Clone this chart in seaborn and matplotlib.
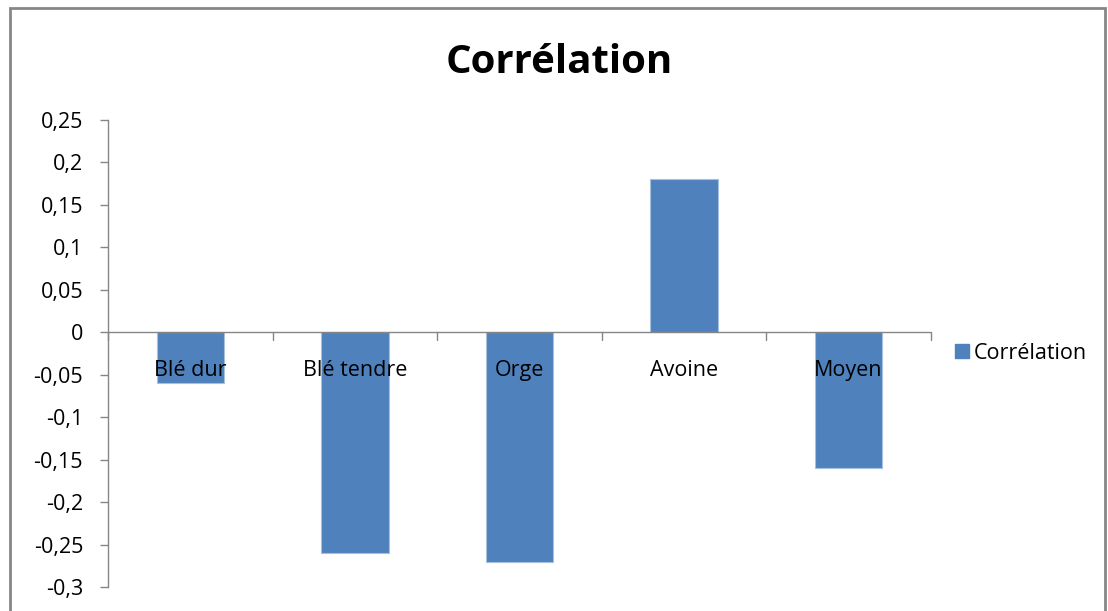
import matplotlib.pyplot as plt
import matplotlib.patches as mpatches
from matplotlib.ticker import FuncFormatter
import seaborn as sns
import pandas as pd

# data
categories = ["Blé dur", "Blé tendre", "Orge", "Avoine", "Moyen"]
values = [-0.06, -0.26, -0.27, 0.18, -0.16]
series_name = "Corrélation"

df = pd.DataFrame({"cat": categories, "val": values})

sns.set_theme(style="white")
plt.rcParams["font.family"] = ["Open Sans", "DejaVu Sans"]

fig = plt.figure(figsize=(11.08, 6.11), dpi=100)
ax = fig.add_axes([0.0975, 0.0393, 0.7425, 0.7643])

bar_color = "#4F81BD"
sns.barplot(data=df, x="cat", y="val", color=bar_color, width=0.41,
            edgecolor="#A7C0DE", linewidth=0.8, ax=ax, saturation=1)

ax.set_ylim(-0.3, 0.25)
ax.set_xlim(-0.5, len(categories) - 0.5)
ax.set_yticks([-0.3 + 0.05 * i for i in range(12)])
ax.yaxis.set_major_formatter(FuncFormatter(
    lambda v, p: ("%g" % round(v, 2)).replace(".", ",")))
ax.tick_params(axis="y", labelsize=15.5, colors="#868686", length=6,
               width=1, direction="out", left=True, labelcolor="black",
               pad=12)

# category boundaries as ticks on the zero line
ax.set_xticks([])
ax.set_xlabel("")
ax.set_ylabel("")
for s in ["top", "right", "bottom"]:
    ax.spines[s].set_visible(False)
ax.spines["left"].set_color("#868686")
ax.spines["left"].set_linewidth(1)
ax.axhline(0, color="#868686", lw=1, zorder=1)
for b in range(len(categories) + 1):
    ax.plot([b - 0.5, b - 0.5], [0, -0.009], color="#868686", lw=1,
            clip_on=False, zorder=1)

# category labels sitting just under the zero line
for i, c in enumerate(categories):
    ax.text(i, -0.045, c, ha="center", va="center", fontsize=15.5,
            color="black", zorder=5)

# title
fig.text(0.505, 0.898, series_name, ha="center", va="center",
         fontsize=29, fontweight="bold", color="black")

# legend
handle = mpatches.Patch(color=bar_color, label=series_name)
fig.legend(handles=[handle], loc="center left",
           bbox_to_anchor=(0.844, 0.422), frameon=False, fontsize=15.5,
           handlelength=0.65, handleheight=0.65, handletextpad=0.25,
           labelcolor="black")

# chart border
fig.patches.append(mpatches.Rectangle((0.009, -0.05), 0.988, 1.037,
                                      transform=fig.transFigure,
                                      fill=False, edgecolor="#868686", lw=2))

fig.savefig("out.png", dpi=100)
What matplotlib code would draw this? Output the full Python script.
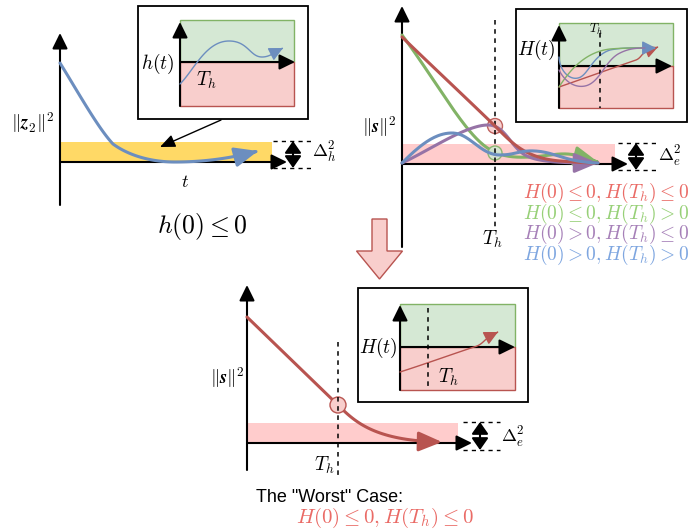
import numpy as np
import matplotlib.pyplot as plt
from matplotlib.path import Path
from matplotlib.bezier import BezierSegment
from matplotlib.patches import Rectangle, Circle, FancyArrowPatch, FancyArrow

plt.rcParams['mathtext.fontset'] = 'cm'

# draw.io style palette
RED, RED_FILL = '#b85450', '#f8cecc'
GREEN, GREEN_FILL = '#82b366', '#d5e8d4'
PURPLE = '#9673a6'
BLUE = '#6c8ebf'
BAND_PINK = '#ffcccc'
BAND_YELLOW = '#ffd966'
TXT_COLORS = ['#ea6b66', '#97d077', '#a680b8', '#7ea6e0']

# the whole picture lives in pixel units (x right, y down)
# curves are cubic bezier chains: start point, then (ctrl, ctrl, end) triples

# --- top left: ||z2||^2 and h(t) ---
z2_curve = [(60, 63), (78, 92), (98, 128), (113, 144),
            (128, 155), (150, 162), (175, 162),
            (205, 162), (232, 158), (258, 151)]
h_curve = [(180, 84), (194, 70), (206, 41), (229, 41),
           (248, 41), (250, 57), (262, 57),
           (270, 57), (275, 52), (283, 48)]

# --- top right: ||s||^2 for the four cases ---
s_red = [(402, 37), (433, 67), (464, 96), (495, 126),
         (512, 143), (525, 158), (560, 161),
         (575, 162), (585, 163), (598, 163)]
s_green = [(402, 35), (430, 72), (458, 122), (480, 142),
           (495, 156), (510, 158), (530, 157),
           (550, 156), (560, 152), (575, 155),
           (585, 157), (590, 160), (598, 162)]
s_blue = [(402, 163), (420, 145), (435, 133), (452, 133),
          (470, 133), (480, 155), (500, 155),
          (515, 155), (520, 150), (535, 151),
          (555, 152), (565, 162), (598, 163)]
s_purple = [(402, 163), (430, 150), (466, 125), (488, 125),
            (505, 125), (510, 146), (525, 155),
            (537, 162), (560, 163), (598, 163)]

H_green = [(559, 87), (570, 70), (585, 52), (610, 49),
           (622, 48), (632, 48), (642, 48)]
H_blue = [(559, 57), (560, 72), (570, 80), (578, 78),
          (588, 76), (592, 56), (610, 50),
          (625, 47), (640, 48), (656, 48)]
H_purple = [(559, 70), (565, 82), (575, 88), (585, 86),
            (600, 83), (605, 60), (620, 53),
            (628, 49), (635, 48), (645, 48)]
H_red = [(559, 87), (585, 78), (610, 69), (636, 60),
         (641, 58), (642, 53), (646, 52),
         (650, 51), (653, 49), (658, 47)]

# --- bottom: the worst case ---
w_curve = [(247, 317), (277, 346), (308, 376), (338, 405),
           (355, 422), (375, 441), (442, 442)]
Hw_curve = [(400, 372), (425, 364), (450, 355), (474, 347),
            (482, 345), (484, 340), (488, 338),
            (491, 336), (494, 334), (498, 332)]

legend_labels = [r'$H(0)\leq 0, H(T_h)\leq 0$', r'$H(0)\leq 0, H(T_h)>0$',
                 r'$H(0)>0, H(T_h)\leq 0$', r'$H(0)>0, H(T_h)>0$']
legend_y = [193, 213.5, 234, 254.5]


def bez_path(pts, n=40):
    pts = np.asarray(pts, float)
    out = [pts[:1]]
    for i in range(0, len(pts) - 1, 3):
        out.append(BezierSegment(pts[i:i + 4])(np.linspace(0, 1, n)[1:]))
    return Path(np.vstack(out))


def curve(ax, pts, color, lw, head=None):
    path = bez_path(pts)
    if head is None:
        ax.plot(path.vertices[:, 0], path.vertices[:, 1], color=color, lw=lw,
                solid_capstyle='round', solid_joinstyle='round')
        return
    hl, hw, ms = head
    ax.add_patch(FancyArrowPatch(path=path, color=color, lw=lw,
                                 arrowstyle=f'-|>,head_length={hl},head_width={hw}',
                                 mutation_scale=ms, capstyle='round', joinstyle='round'))


def arrow(ax, a, b, lw=1.5, color='black', hl=0.63, hw=0.31, ms=15):
    ax.add_patch(FancyArrowPatch(a, b, arrowstyle=f'-|>,head_length={hl},head_width={hw}',
                                 mutation_scale=ms, lw=lw, color=color,
                                 shrinkA=0, shrinkB=0))


def inset(ax, box, area, split, yarrow_tip, xarrow_tip):
    bx, by, bw, bh = box
    ax.add_patch(Rectangle((bx, by), bw, bh, facecolor='white', edgecolor='black', lw=1.3))
    x0, y0, x1, y1 = area
    ax.add_patch(Rectangle((x0, y0), x1 - x0, split - y0, facecolor=GREEN_FILL,
                           edgecolor=GREEN, lw=1))
    ax.add_patch(Rectangle((x0, split), x1 - x0, y1 - split, facecolor=RED_FILL,
                           edgecolor=RED, lw=1))
    arrow(ax, (x0, y1), (x0, yarrow_tip))
    arrow(ax, (x0, split), (xarrow_tip, split))


def bracket(ax, x0, x1, ya, yb, xm):
    for y in (ya, yb):
        ax.plot([x0, x1], [y, y], color='black', lw=1, ls=(0, (3, 3)))
    arrow(ax, (xm, (ya + yb) / 2), (xm, ya), lw=1.5, hl=0.6, hw=0.42, ms=12)
    arrow(ax, (xm, (ya + yb) / 2), (xm, yb), lw=1.5, hl=0.6, hw=0.42, ms=12)


fig = plt.figure(figsize=(6.91, 5.31), dpi=100)
ax = fig.add_axes([0, 0, 1, 1])
ax.set_xlim(0, 691)
ax.set_ylim(531, 0)
ax.axis('off')

MS = 13  # math text size

# ---------------- panel 1 ----------------
ax.add_patch(Rectangle((60, 142), 212, 20, facecolor=BAND_YELLOW, edgecolor='none'))
arrow(ax, (60, 205), (60, 33))
arrow(ax, (60, 162), (287, 162))
curve(ax, z2_curve, BLUE, 2.2, head=(0.95, 0.4, 15))
inset(ax, (138, 6, 170, 113), (180, 20, 294, 106), 62, 22, 295)
curve(ax, h_curve, BLUE, 1.0, head=(0.7, 0.35, 12))
arrow(ax, (221, 120), (160, 147), lw=1.0, hl=0.7, hw=0.3, ms=13)
bracket(ax, 273, 312, 141, 168, 293)
ax.text(33, 123, r'$\|\boldsymbol{z}_2\|^2$', fontsize=MS + 0.5, ha='center', va='center')
ax.text(185, 182, r'$t$', fontsize=MS, ha='center', va='center')
ax.text(158, 64, r'$h(t)$', fontsize=MS + 1, ha='center', va='center')
ax.text(206, 80, r'$T_h$', fontsize=MS + 1, ha='center', va='center')
ax.text(324, 152, r'$\Delta_h^2$', fontsize=MS, ha='center', va='center')
ax.text(202, 227, r'$h(0)\leq 0$', fontsize=18.5, ha='center', va='center')

# ---------------- panel 2 ----------------
ax.add_patch(Rectangle((402, 144), 213, 20, facecolor=BAND_PINK, edgecolor='none'))
ax.plot([495, 495], [20, 229], color='black', lw=1.1, ls=(0, (3, 3)))
arrow(ax, (402, 247), (402, 6))
arrow(ax, (402, 164), (628, 164))
curve(ax, s_red, RED, 2.2)
curve(ax, s_green, GREEN, 2.2, head=(0.95, 0.4, 15))
ax.add_patch(Circle((495, 126), 7.5, facecolor=RED_FILL, edgecolor=RED, lw=1, alpha=0.9))
ax.add_patch(Circle((495, 153), 7, facecolor=GREEN_FILL, edgecolor=GREEN, lw=1, alpha=0.9))
curve(ax, s_blue, BLUE, 2.2)
curve(ax, s_purple, PURPLE, 2.2, head=(0.95, 0.4, 15))
inset(ax, (516, 9, 171, 113), (559, 23, 673, 108), 66, 25, 672)
ax.plot([600, 600], [33, 108], color='black', lw=1.1, ls=(0, (3, 3)))
curve(ax, H_green, GREEN, 1.0)
curve(ax, H_red, RED, 1.0, head=(0.7, 0.35, 11))
curve(ax, H_purple, PURPLE, 1.0)
curve(ax, H_blue, BLUE, 1.0, head=(0.7, 0.35, 12))
bracket(ax, 618, 657, 143, 170, 636)
ax.text(379, 127, r'$\|\boldsymbol{s}\|^2$', fontsize=MS + 0.5, ha='center', va='center')
ax.text(492, 239, r'$T_h$', fontsize=MS + 1, ha='center', va='center')
ax.text(670, 156, r'$\Delta_e^2$', fontsize=MS, ha='center', va='center')
ax.text(536, 50, r'$H(t)$', fontsize=MS + 1, ha='center', va='center')
ax.text(596, 29, r'$T_h$', fontsize=9, ha='center', va='center')
for lab, col, y in zip(legend_labels, TXT_COLORS, legend_y):
    ax.text(689, y, lab, fontsize=14, color=col, ha='right', va='center')

# big arrow between the rows
ax.add_patch(FancyArrow(379.5, 219, 0, 60, width=15, head_width=46, head_length=28,
                        length_includes_head=True, facecolor=RED_FILL, edgecolor=RED, lw=1))

# ---------------- panel 3 ----------------
ax.add_patch(Rectangle((247, 423), 211, 20, facecolor=BAND_PINK, edgecolor='none'))
ax.plot([338, 338], [342, 478], color='black', lw=1.1, ls=(0, (3, 3)))
arrow(ax, (247, 470), (247, 285))
arrow(ax, (247, 443), (472, 443))
curve(ax, w_curve, RED, 2.2, head=(0.95, 0.4, 15))
ax.add_patch(Circle((338, 405), 8, facecolor=RED_FILL, edgecolor=RED, lw=1))
inset(ax, (358, 288, 170, 114), (400, 304, 515, 390), 347, 305, 515)
ax.plot([428, 428], [308, 390], color='black', lw=1.1, ls=(0, (3, 3)))
curve(ax, Hw_curve, RED, 1.0, head=(0.7, 0.35, 12))
bracket(ax, 463, 500, 422, 450, 480)
ax.text(227, 378, r'$\|\boldsymbol{s}\|^2$', fontsize=MS + 0.5, ha='center', va='center')
ax.text(324, 465, r'$T_h$', fontsize=MS + 1, ha='center', va='center')
ax.text(513, 437, r'$\Delta_e^2$', fontsize=MS, ha='center', va='center')
ax.text(378, 348, r'$H(t)$', fontsize=MS + 1, ha='center', va='center')
ax.text(448, 377, r'$T_h$', fontsize=MS + 1, ha='center', va='center')
ax.text(256, 498, 'The "Worst" Case:', fontsize=13, family='Liberation Sans',
        ha='left', va='center')
ax.text(385, 518, legend_labels[0], fontsize=15, color=TXT_COLORS[0],
        ha='center', va='center')

fig.savefig('out.png', dpi=100)
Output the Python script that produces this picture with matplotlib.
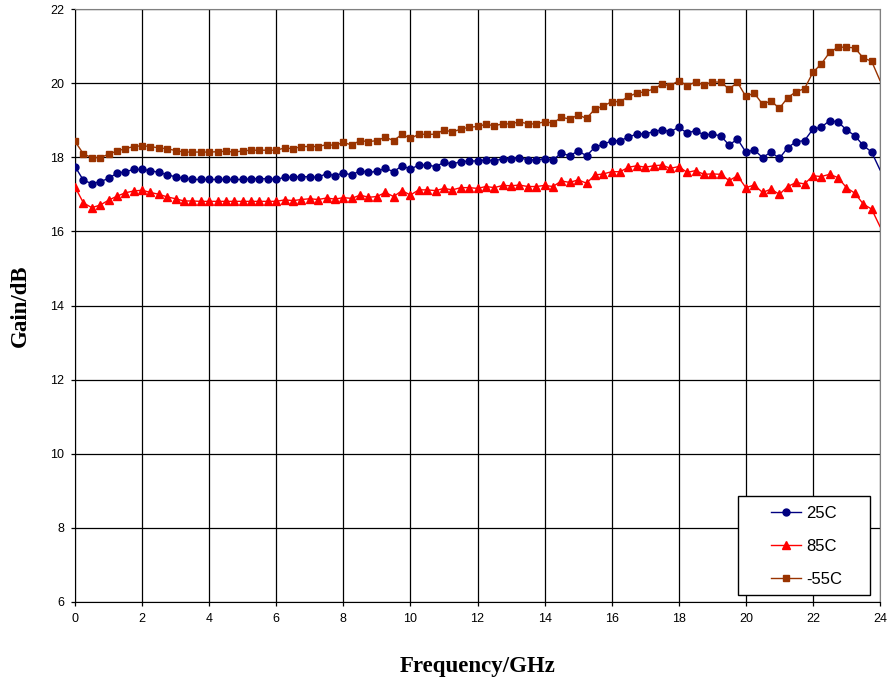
import matplotlib
matplotlib.use("Agg")
import matplotlib.pyplot as plt
import numpy as np
from matplotlib.patches import Rectangle

# frequency points, 0.25 GHz step
freq = np.arange(0, 24.001, 0.25)

gain_25c = [
    17.75, 17.38, 17.29, 17.34, 17.43, 17.57, 17.61, 17.67, 17.67, 17.64, 17.59,
    17.53, 17.47, 17.43, 17.40, 17.40, 17.40, 17.40, 17.40, 17.40, 17.40, 17.42,
    17.42, 17.42, 17.40, 17.46, 17.46, 17.48, 17.47, 17.46, 17.56, 17.50, 17.58,
    17.52, 17.64, 17.59, 17.62, 17.70, 17.61, 17.77, 17.68, 17.79, 17.79, 17.75,
    17.86, 17.82, 17.88, 17.90, 17.90, 17.93, 17.90, 17.96, 17.96, 17.99, 17.93,
    17.93, 17.96, 17.93, 18.11, 18.04, 18.17, 18.04, 18.27, 18.35, 18.44,
    18.45, 18.54, 18.63, 18.63, 18.69, 18.74, 18.69, 18.81, 18.65, 18.72, 18.60,
    18.62, 18.58, 18.33, 18.49, 18.14, 18.20, 17.99, 18.14, 17.97, 18.26, 18.42,
    18.45, 18.76, 18.81, 18.99, 18.95, 18.74, 18.58, 18.32, 18.14, 17.66,
]

gain_85c = [
    17.20, 16.77, 16.64, 16.71, 16.84, 16.95, 17.04, 17.09, 17.11, 17.05, 17.00,
    16.93, 16.88, 16.82, 16.82, 16.81, 16.81, 16.81, 16.81, 16.81, 16.81, 16.81,
    16.81, 16.81, 16.81, 16.85, 16.83, 16.86, 16.88, 16.86, 16.90, 16.87, 16.91,
    16.89, 16.98, 16.92, 16.94, 17.05, 16.94, 17.10, 16.98, 17.12, 17.12, 17.10,
    17.16, 17.12, 17.18, 17.18, 17.16, 17.21, 17.18, 17.24, 17.23, 17.25, 17.21,
    17.21, 17.24, 17.21, 17.36, 17.32, 17.39, 17.30, 17.52, 17.55, 17.61,
    17.61, 17.73, 17.77, 17.73, 17.77, 17.79, 17.70, 17.75, 17.59, 17.64, 17.54,
    17.55, 17.54, 17.37, 17.50, 17.18, 17.25, 17.05, 17.14, 17.00, 17.21, 17.32,
    17.28, 17.50, 17.48, 17.54, 17.45, 17.18, 17.03, 16.74, 16.60, 16.13,
]

gain_m55c = [
    18.43, 18.09, 17.99, 17.99, 18.08, 18.17, 18.23, 18.29, 18.31, 18.29, 18.25,
    18.23, 18.18, 18.14, 18.14, 18.14, 18.14, 18.15, 18.16, 18.14, 18.17, 18.19,
    18.19, 18.19, 18.19, 18.25, 18.23, 18.29, 18.29, 18.29, 18.34, 18.32, 18.40,
    18.33, 18.45, 18.42, 18.45, 18.54, 18.45, 18.62, 18.51, 18.62, 18.62, 18.62,
    18.74, 18.68, 18.76, 18.81, 18.83, 18.89, 18.85, 18.90, 18.90, 18.96, 18.90,
    18.90, 18.96, 18.92, 19.08, 19.03, 19.14, 19.05, 19.30, 19.38, 19.50,
    19.50, 19.64, 19.73, 19.77, 19.84, 19.97, 19.93, 20.07, 19.93, 20.03, 19.95,
    20.03, 20.03, 19.84, 20.02, 19.64, 19.73, 19.43, 19.52, 19.32, 19.61, 19.77,
    19.85, 20.29, 20.52, 20.83, 20.97, 20.97, 20.95, 20.68, 20.59, 20.07,
]

labels = ["25C", "85C", "-55C"]
colors = ["#000080", "#FF0000", "#993300"]
markers = ["o", "^", "s"]
sizes = [5, 6, 5]

fig = plt.figure(figsize=(8.88, 6.77), dpi=100)
ax = fig.add_axes([75 / 888, 1 - 602 / 677, 805 / 888, 593 / 677])

# last point sits on the right border, Excel hides its marker
marks = list(range(len(freq) - 1))
for series, lab, c, m, s in zip([gain_25c, gain_85c, gain_m55c], labels, colors, markers, sizes):
    ax.plot(freq, series, color=c, marker=m, markersize=s, linewidth=1.0,
            markevery=marks, label=lab, zorder=3)

ax.set_xlim(0, 24)
ax.set_ylim(6, 22)
ax.set_xticks(np.arange(0, 25, 2))
ax.set_yticks(np.arange(6, 23, 2))
ax.grid(True, color="black", linewidth=0.9)
ax.set_axisbelow(True)
for side in ["left", "bottom"]:
    ax.spines[side].set_color("black")
for side in ["top", "right"]:
    ax.spines[side].set_color("#808080")
ax.tick_params(direction="out", length=3, width=0.9, labelsize=9, pad=5)
for t in ax.get_xticklabels() + ax.get_yticklabels():
    t.set_fontfamily("Liberation Sans")

ax.set_xlabel("Frequency/GHz", family="Liberation Serif", fontsize=16.5,
              fontweight="bold", labelpad=22)
ax.set_ylabel("Gain/dB", family="Liberation Serif", fontsize=16.5,
              fontweight="bold", labelpad=14)

# legend box drawn by hand to get Excel-like padding
x0 = (738 - 75) / 805
x1 = (870 - 75) / 805
y0 = (602 - 595) / 593
y1 = (602 - 496) / 593
ax.add_patch(Rectangle((x0, y0), x1 - x0, y1 - y0, transform=ax.transAxes,
                       facecolor="white", edgecolor="black", linewidth=1.0,
                       zorder=4, clip_on=False))
leg = ax.legend(loc="upper left", bbox_to_anchor=((771 - 75) / 805, (602 - 506) / 593),
                frameon=False, borderpad=0, borderaxespad=0, handlelength=1.8,
                handletextpad=0.3, labelspacing=1.07,
                prop={"family": "Liberation Sans", "size": 12})
leg.set_zorder(5)

fig.savefig("out.png", dpi=100)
##############################
Problem to solve — All lines above starting at the one with "What matplotlib code" and ending at the one with "# curves are", inclusive, are to be printed again exactly, with the pictures left out.

Answer to this task —
What matplotlib code would draw this? Output the full Python script.
import numpy as np
import matplotlib.pyplot as plt
from matplotlib.path import Path
from matplotlib.bezier import BezierSegment
from matplotlib.patches import Rectangle, Circle, FancyArrowPatch, FancyArrow

plt.rcParams['mathtext.fontset'] = 'cm'

# draw.io style palette
RED, RED_FILL = '#b85450', '#f8cecc'
GREEN, GREEN_FILL = '#82b366', '#d5e8d4'
PURPLE = '#9673a6'
BLUE = '#6c8ebf'
BAND_PINK = '#ffcccc'
BAND_YELLOW = '#ffd966'
TXT_COLORS = ['#ea6b66', '#97d077', '#a680b8', '#7ea6e0']

# the whole picture lives in pixel units (x right, y down)
# curves are cubic bezier chains: start point, then (ctrl, ctrl, end) triples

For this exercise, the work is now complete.